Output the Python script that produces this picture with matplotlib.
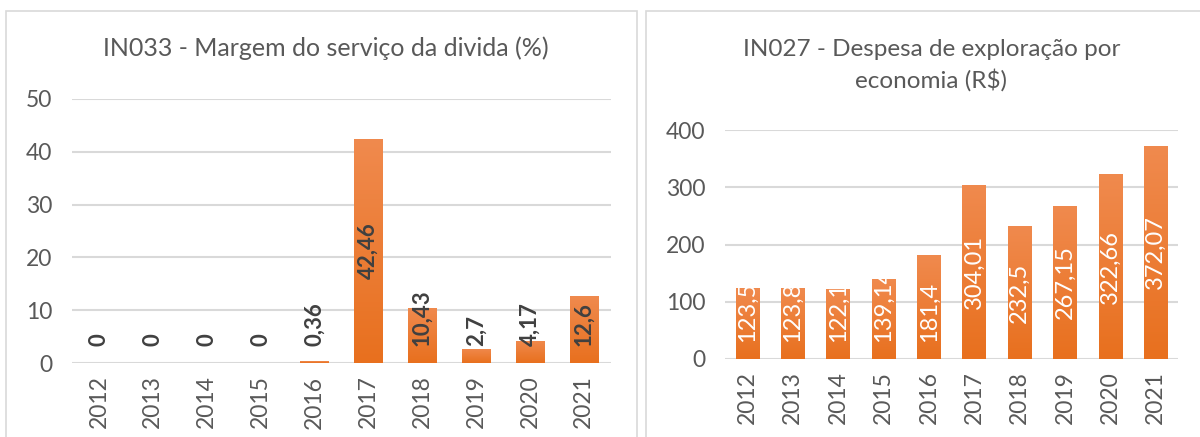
import numpy as np
import matplotlib.pyplot as plt
from matplotlib.patches import Rectangle
from matplotlib.colors import LinearSegmentedColormap

years = ['2012', '2013', '2014', '2015', '2016', '2017', '2018', '2019', '2020', '2021']
in033 = [0, 0, 0, 0, 0.36, 42.46, 10.43, 2.7, 4.17, 12.6]
in033_labels = ['0', '0', '0', '0', '0,36', '42,46', '10,43', '2,7', '4,17', '12,6']
in027 = [123.5, 123.8, 122.1, 139.14, 181.4, 304.01, 232.5, 267.15, 322.66, 372.07]
in027_labels = ['123,5', '123,8', '122,1', '139,14', '181,4', '304,01', '232,5', '267,15', '322,66', '372,07']

plt.rcParams['font.family'] = ['Lato', 'DejaVu Sans']
gray = '#595959'
grid_c = '#D9D9D9'
orange_cmap = LinearSegmentedColormap.from_list('og', ['#E8701E', '#F08A4E'])

fig = plt.figure(figsize=(12, 4.37), dpi=100)

# panel borders
for (x0, y0, w, h) in [(6, 11, 631, 440), (646, 11, 570, 440)]:
    fig.patches.append(Rectangle((x0 / 1200, 1 - (y0 + h) / 437), w / 1200, h / 437,
                                 transform=fig.transFigure, fill=False,
                                 edgecolor='#D9D9D9', linewidth=1.2))


def gradient_bars(ax, vals, ymax):
    bars = ax.bar(range(len(vals)), vals, width=0.52, color='#ED7D31', zorder=3)
    grad = np.linspace(0, 1, 256).reshape(-1, 1)
    for b in bars:
        if b.get_height() <= 0:
            continue
        x0 = b.get_x()
        im = ax.imshow(grad, cmap=orange_cmap, aspect='auto', origin='lower',
                       extent=[x0, x0 + b.get_width(), 0, b.get_height()], zorder=3)
        im.set_clip_path(b)
    ax.set_xlim(-0.5, len(vals) - 0.5)
    ax.set_ylim(0, ymax)
    return bars


def style(ax, ticks):
    ax.set_yticks(ticks)
    ax.set_xticks(range(len(years)))
    ax.set_xticklabels(years, rotation=90)
    ax.tick_params(axis='both', length=0, labelsize=16.5, colors=gray)
    ax.tick_params(axis='x', pad=9)
    ax.tick_params(axis='y', pad=14)
    for s in ax.spines.values():
        s.set_visible(False)
    ax.grid(axis='y', color=grid_c, linewidth=1.5, zorder=0)
    ax.set_axisbelow(True)


# left chart
ax1 = fig.add_axes([0.06, 0.1693, 0.449, 0.6042])
gradient_bars(ax1, in033, 50)
style(ax1, [0, 10, 20, 30, 40, 50])
for i, (v, lab) in enumerate(zip(in033, in033_labels)):
    if v > 30:
        ax1.text(i, v / 2, lab, rotation=90, ha='center', va='center',
                 fontsize=16, fontweight='bold', color='#404040', zorder=5)
    else:
        ax1.text(i, 3.2, lab, rotation=90, ha='center', va='bottom',
                 fontsize=16, fontweight='bold', color='#404040', zorder=5)
fig.text(0.2717, 0.89, 'IN033 - Margem do serviço da divida (%)', ha='center', va='center',
         fontsize=18, color=gray)

# right chart
ax2 = fig.add_axes([0.604, 0.1785, 0.378, 0.524])
gradient_bars(ax2, in027, 400)
style(ax2, [0, 100, 200, 300, 400])
for i, (v, lab) in enumerate(zip(in027, in027_labels)):
    if v < 200:
        ax2.text(i, 30, lab, rotation=90, ha='center', va='bottom',
                 fontsize=17, color='white', zorder=5)
    else:
        ax2.text(i, v / 2, lab, rotation=90, ha='center', va='center',
                 fontsize=17, color='white', zorder=5)
fig.text(0.776, 0.85, 'IN027 - Despesa de exploração por\neconomia (R$)', ha='center', va='center',
         fontsize=17.5, color=gray, linespacing=1.45)

fig.savefig('out.png', dpi=100)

◆ **EXERCISE**: Emit the lines of the material exactly, from its first line to the line containing "from matplotlib.colors import", inclusive; leave every picture out.

◆ **TASK ANSWER**:
Output the Python script that produces this picture with matplotlib.
import numpy as np
import matplotlib.pyplot as plt
from matplotlib.patches import Rectangle
from matplotlib.colors import LinearSegmentedColormap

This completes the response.